Currencies are priced relative to one another based on supply and demand, influenced by interest rates, trade balances, and market sentiment. When the dollar weakens, it takes more dollars to buy foreign goods—raising import prices and contributing to inflation. But for U.S. exporters, it’s a tailwind: American-made goods become cheaper overseas, giving manufacturers a competitive edge. This is precisely the dynamic Trump’s onshoring push depends on.

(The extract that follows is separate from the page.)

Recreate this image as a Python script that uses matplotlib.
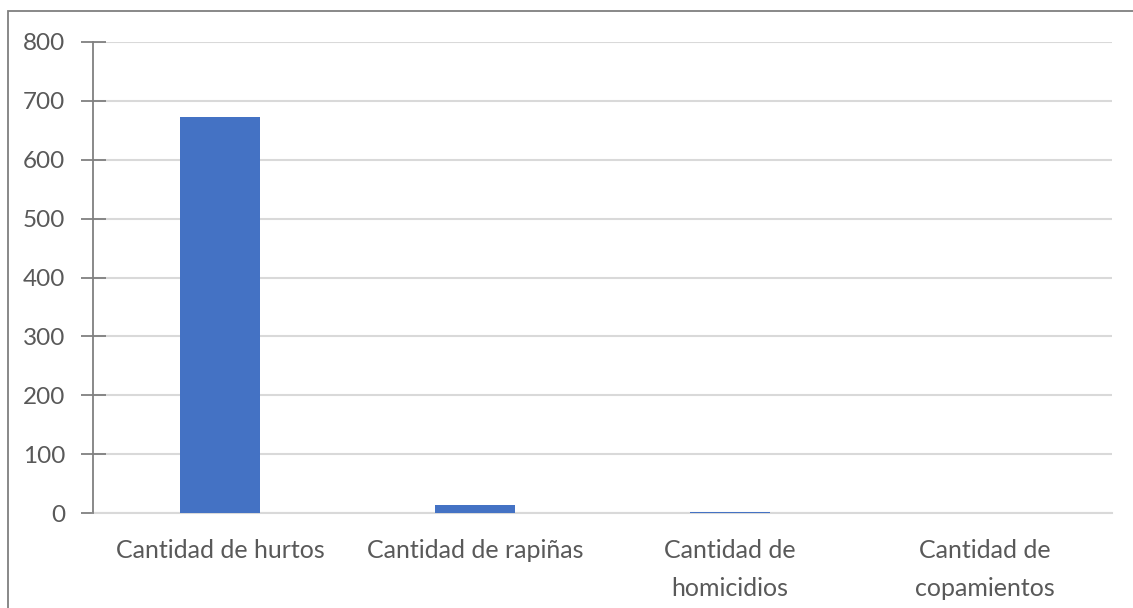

His “Buy American” agenda hinges on a dollar that’s weak enough to make U.S. production attractive globally but not so weak that it spooks capital markets or ignites runaway inflation. A strong dollar—like we saw during previous tightening cycles—undermines this strategy by making foreign imports cheaper and domestic production less competitive. It also incentivizes capital outflows as foreign investors chase higher returns abroad.

Equity markets, too, are highly sensitive to dollar moves. Multinationals benefit from a weaker greenback as foreign sales translate into more dollars. But for companies reliant on imported inputs or exposed to rate volatility, a falling dollar and rising inflation can eat into margins. With Section 899 looming and tariff escalation back on the table, FX markets have become a frontline policy battleground—not just a consequence, but a constraint.

In short, the dollar’s direction will determine whether Trump’s economic architecture holds—or cracks under the weight of its own contradictions.

Now, all eyes turn to the “Big Beautiful Bill”—a sweeping mix of tax cuts, tariffs, and retaliatory measures. Its impact on the dollar could be decisive, either reinforcing the onshoring agenda or triggering renewed inflation and capital flight.